--- Exercise aim ---
Extract, in full, the lines below, beginning at the first and ending with the line that contains "const yTicks = [4.5, 5.0, 5.5, 6.0, 6.5, 7.0];". Pictures do not belong in the copy.

═════ Dataset excerpt

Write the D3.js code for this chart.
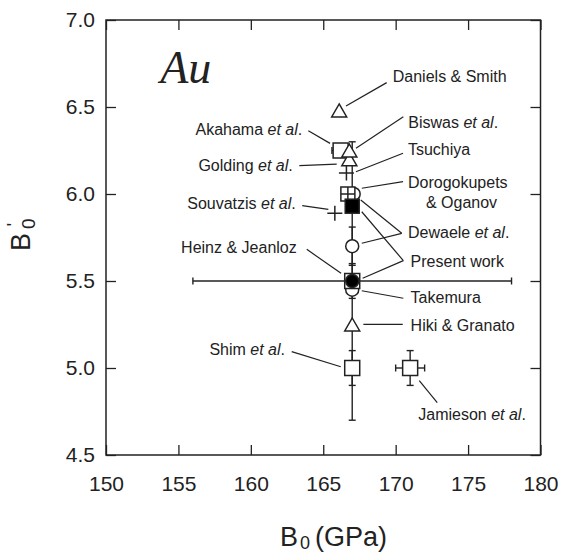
<!DOCTYPE html>
<html>
<head>
<meta charset="utf-8">
<script src="https://cdn.jsdelivr.net/npm/d3@7/dist/d3.min.js"></script>
<style>
  html, body { margin: 0; padding: 0; background: #fff; }
  svg { display: block; }
</style>
</head>
<body>
<svg id="chart" width="567" height="553"></svg>
<script>
// Reported bulk modulus B0 (GPa) and its pressure derivative B0' for gold.
// Listed in drawing order (later entries sit on top of earlier ones).
const studyNames = [
  "Takemura", "Heinz & Jeanloz", "Daniels & Smith", "Akahama et al.",
  "Golding et al.", "Biswas et al.", "Tsuchiya", "Dewaele et al.",
  "Dorogokupets & Oganov", "Present work", "Souvatzis et al.", "Dewaele et al.",
  "Present work", "Hiki & Granato", "Shim et al.", "Jamieson et al."
];
const bulkModulus = [167.0, 167.0, 166.1, 166.2, 166.8, 166.8, 166.6, 167.1,
                     166.7, 167.0, 165.8, 167.0, 167.0, 167.0, 167.0, 171.0];
const derivative  = [5.45, 5.50, 6.48, 6.25, 6.20, 6.25, 6.12, 6.00,
                     6.00, 5.93, 5.89, 5.70, 5.50, 5.25, 5.00, 5.00];
const bulkModulusErr = [0, 11.0, 0, 0.6, 0, 0, 0, 0, 0, 0, 0, 0, 0, 0, 0, 1.0];
const derivativeErr  = [0, 0.8, 0, 0, 0, 0, 0, 0, 0, 0, 0, 0.11, 0.10, 0, 0.10, 0.10];
const markerKind = [
  "circle", "square", "triangle", "square", "triangle", "triangle", "plus", "circle",
  "squarePlus", "squareFilled", "plus", "circle", "circleFilled", "triangle", "square", "square"
];

const xTicks = [150, 155, 160, 165, 170, 175, 180];
const yTicks = [4.5, 5.0, 5.5, 6.0, 6.5, 7.0];

// Study labels with their leader lines, in data units.
const notes = [
  { text: "Daniels & Smith", at: [169.80, 6.645], anchor: "start", lines: [[169.38, 6.640, 166.57, 6.506]] },
  { text: "Biswas et al.", at: [170.87, 6.381], anchor: "start", lines: [[170.53, 6.444, 167.26, 6.263]] },
  { text: "Tsuchiya", at: [170.85, 6.224], anchor: "start", lines: [[170.51, 6.234, 167.26, 6.128]] },
  { text: "Dorogokupets", at: [170.85, 6.033], anchor: "start", lines: [[170.51, 6.071, 167.66, 6.033]] },
  { text: "& Oganov", at: [172.09, 5.918], anchor: "start", lines: [] },
  { text: "Dewaele et al.", at: [170.85, 5.745], anchor: "start",
    lines: [[170.42, 5.774, 167.59, 5.966], [170.42, 5.774, 167.66, 5.717]] },
  { text: "Present work", at: [171.03, 5.579], anchor: "start",
    lines: [[170.53, 5.617, 167.66, 5.898], [170.53, 5.617, 167.72, 5.516]] },
  { text: "Takemura", at: [171.03, 5.375], anchor: "start", lines: [[170.53, 5.401, 167.66, 5.444]] },
  { text: "Hiki & Granato", at: [171.03, 5.214], anchor: "start", lines: [[170.49, 5.251, 167.77, 5.251]] },
  { text: "Jamieson et al.", at: [171.56, 4.701], anchor: "start", lines: [[172.87, 4.801, 171.63, 4.927]] },
  { text: "Akahama et al.", at: [163.55, 6.339], anchor: "end", lines: [[163.97, 6.364, 165.47, 6.291]] },
  { text: "Golding et al.", at: [162.89, 6.132], anchor: "end", lines: [[163.35, 6.163, 165.93, 6.172]] },
  { text: "Souvatzis et al.", at: [163.10, 5.914], anchor: "end", lines: [[163.55, 5.933, 165.35, 5.912]] },
  { text: "Heinz & Jeanloz", at: [163.17, 5.663], anchor: "end", lines: [[163.86, 5.682, 166.23, 5.544]] },
  { text: "Shim et al.", at: [162.36, 5.075], anchor: "end", lines: [[162.82, 5.094, 166.21, 5.007]] }
];

const ink = "#222";
const sans = "'Liberation Sans', Arial, Helvetica, sans-serif";

const svg = d3.select("#chart");
const margin = { left: 106, right: 540.5, top: 20, bottom: 455 };

const x = d3.scaleLinear().domain([150, 180]).range([margin.left, margin.right]);
const y = d3.scaleLinear().domain([4.5, 7.0]).range([margin.bottom, margin.top]);

// Axes: inward ticks on all four sides, labels on bottom and left.
function styleAxis(g) {
  g.select(".domain").remove();
  g.selectAll(".tick line").attr("stroke", ink).attr("stroke-width", 1.3);
  g.selectAll(".tick text").attr("fill", ink).attr("font-family", sans).attr("font-size", 21);
}

svg.append("g").attr("transform", `translate(0,${margin.bottom})`)
  .call(d3.axisBottom(x).tickValues(xTicks).tickFormat(d3.format("d"))
    .tickSizeInner(-10).tickSizeOuter(0).tickPadding(21))
  .call(styleAxis);

svg.append("g").attr("transform", `translate(0,${margin.top})`)
  .call(d3.axisTop(x).tickValues(xTicks).tickFormat("").tickSizeInner(-10).tickSizeOuter(0))
  .call(styleAxis);

svg.append("g").attr("transform", `translate(${margin.left},0)`)
  .call(d3.axisLeft(y).tickValues(yTicks).tickFormat(d3.format(".1f"))
    .tickSizeInner(-10).tickSizeOuter(0).tickPadding(11))
  .call(styleAxis);

svg.append("g").attr("transform", `translate(${margin.right},0)`)
  .call(d3.axisRight(y).tickValues(yTicks).tickFormat("").tickSizeInner(-10).tickSizeOuter(0))
  .call(styleAxis);

// Plot frame
svg.append("rect")
  .attr("x", x(150)).attr("y", y(7.0))
  .attr("width", x(180) - x(150)).attr("height", y(4.5) - y(7.0))
  .attr("fill", "none").attr("stroke", ink).attr("stroke-width", 1.5);

// Axis titles
const xTitle = svg.append("text")
  .attr("x", 280).attr("y", 546)
  .attr("fill", ink).attr("font-family", sans).attr("font-size", 27);
xTitle.append("tspan").text("B");
xTitle.append("tspan").attr("font-size", 18).attr("dx", 2).attr("dy", 3).text("0");
xTitle.append("tspan").attr("dx", 5).attr("dy", -3).text("(GPa)");

const yTitle = svg.append("text")
  .attr("transform", "translate(30,251) rotate(-90)")
  .attr("fill", ink).attr("font-family", sans).attr("font-size", 27);
yTitle.append("tspan").text("B");
yTitle.append("tspan").attr("font-size", 19).attr("dx", 4).attr("dy", 5).text("0");
yTitle.append("tspan").attr("font-size", 19).attr("dx", -8).attr("dy", -15).text("'");

// Element label
svg.append("text")
  .attr("x", x(153.74)).attr("y", y(6.64))
  .attr("fill", ink)
  .attr("font-family", "'Liberation Serif', 'Times New Roman', serif")
  .attr("font-style", "italic").attr("font-size", 46)
  .text("Au");

// Error bars
const cap = 3.5;
const errLayer = svg.append("g").attr("stroke", ink).attr("stroke-width", 1.4).attr("fill", "none");
studyNames.forEach((name, i) => {
  const cx = x(bulkModulus[i]), cy = y(derivative[i]);
  if (bulkModulusErr[i] > 0) {
    const x0 = x(bulkModulus[i] - bulkModulusErr[i]), x1 = x(bulkModulus[i] + bulkModulusErr[i]);
    errLayer.append("line").attr("x1", x0).attr("x2", x1).attr("y1", cy).attr("y2", cy);
    [x0, x1].forEach(xe => errLayer.append("line")
      .attr("x1", xe).attr("x2", xe).attr("y1", cy - cap).attr("y2", cy + cap));
  }
  if (derivativeErr[i] > 0) {
    const y0 = y(derivative[i] - derivativeErr[i]), y1 = y(derivative[i] + derivativeErr[i]);
    errLayer.append("line").attr("x1", cx).attr("x2", cx).attr("y1", y0).attr("y2", y1);
    [y0, y1].forEach(ye => errLayer.append("line")
      .attr("x1", cx - cap).attr("x2", cx + cap).attr("y1", ye).attr("y2", ye));
  }
});

// Leader lines
const leaderLayer = svg.append("g").attr("stroke", ink).attr("stroke-width", 1.2);
notes.forEach(n => n.lines.forEach(l => leaderLayer.append("line")
  .attr("x1", x(l[0])).attr("y1", y(l[1])).attr("x2", x(l[2])).attr("y2", y(l[3]))));

// Markers
const markerLayer = svg.append("g");
const half = 7.5;
studyNames.forEach((name, i) => {
  const g = markerLayer.append("g")
    .attr("transform", `translate(${x(bulkModulus[i])},${y(derivative[i])})`)
    .attr("stroke", ink).attr("stroke-width", 1.5);
  switch (markerKind[i]) {
    case "square":
      g.append("rect").attr("x", -half).attr("y", -half).attr("width", 2 * half).attr("height", 2 * half).attr("fill", "#fff");
      break;
    case "squareFilled":
      g.append("rect").attr("x", -7).attr("y", -7).attr("width", 14).attr("height", 14).attr("fill", "#000");
      break;
    case "squarePlus":
      g.append("rect").attr("x", -7).attr("y", -7).attr("width", 14).attr("height", 14).attr("fill", "#fff");
      g.append("path").attr("d", "M0,-7V7M-7,0H7").attr("fill", "none");
      break;
    case "circle":
      g.append("circle").attr("r", 6.5).attr("fill", "#fff");
      break;
    case "circleFilled":
      g.append("circle").attr("r", 6.5).attr("fill", "#000");
      break;
    case "triangle":
      g.append("path").attr("d", "M0,-6.5L7.5,6.5L-7.5,6.5Z").attr("fill", "#fff").attr("stroke-linejoin", "miter");
      break;
    case "plus":
      g.append("path").attr("d", "M0,-7.5V7.5M-7.5,0H7.5").attr("fill", "none");
      break;
  }
});

// Labels, with "et al" set in italics
const labelLayer = svg.append("g")
  .attr("fill", ink).attr("font-family", sans).attr("font-size", 16);
notes.forEach(n => {
  const t = labelLayer.append("text")
    .attr("x", x(n.at[0])).attr("y", y(n.at[1]))
    .attr("text-anchor", n.anchor);
  const parts = n.text.split(/(et al)/);
  parts.filter(p => p.length).forEach(p => {
    const s = t.append("tspan").text(p);
    if (p === "et al") s.attr("font-style", "italic");
  });
});
</script>
</body>
</html>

══════════

--- Task response ---
Write the D3.js code for this chart.
<!DOCTYPE html>
<html>
<head>
<meta charset="utf-8">
<script src="https://cdn.jsdelivr.net/npm/d3@7/dist/d3.min.js"></script>
<style>
  html, body { margin: 0; padding: 0; background: #fff; }
  svg { display: block; }
</style>
</head>
<body>
<svg id="chart" width="567" height="553"></svg>
<script>
// Reported bulk modulus B0 (GPa) and its pressure derivative B0' for gold.
// Listed in drawing order (later entries sit on top of earlier ones).
const studyNames = [
  "Takemura", "Heinz & Jeanloz", "Daniels & Smith", "Akahama et al.",
  "Golding et al.", "Biswas et al.", "Tsuchiya", "Dewaele et al.",
  "Dorogokupets & Oganov", "Present work", "Souvatzis et al.", "Dewaele et al.",
  "Present work", "Hiki & Granato", "Shim et al.", "Jamieson et al."
];
const bulkModulus = [167.0, 167.0, 166.1, 166.2, 166.8, 166.8, 166.6, 167.1,
                     166.7, 167.0, 165.8, 167.0, 167.0, 167.0, 167.0, 171.0];
const derivative  = [5.45, 5.50, 6.48, 6.25, 6.20, 6.25, 6.12, 6.00,
                     6.00, 5.93, 5.89, 5.70, 5.50, 5.25, 5.00, 5.00];
const bulkModulusErr = [0, 11.0, 0, 0.6, 0, 0, 0, 0, 0, 0, 0, 0, 0, 0, 0, 1.0];
const derivativeErr  = [0, 0.8, 0, 0, 0, 0, 0, 0, 0, 0, 0, 0.11, 0.10, 0, 0.10, 0.10];
const markerKind = [
  "circle", "square", "triangle", "square", "triangle", "triangle", "plus", "circle",
  "squarePlus", "squareFilled", "plus", "circle", "circleFilled", "triangle", "square", "square"
];

const xTicks = [150, 155, 160, 165, 170, 175, 180];
const yTicks = [4.5, 5.0, 5.5, 6.0, 6.5, 7.0];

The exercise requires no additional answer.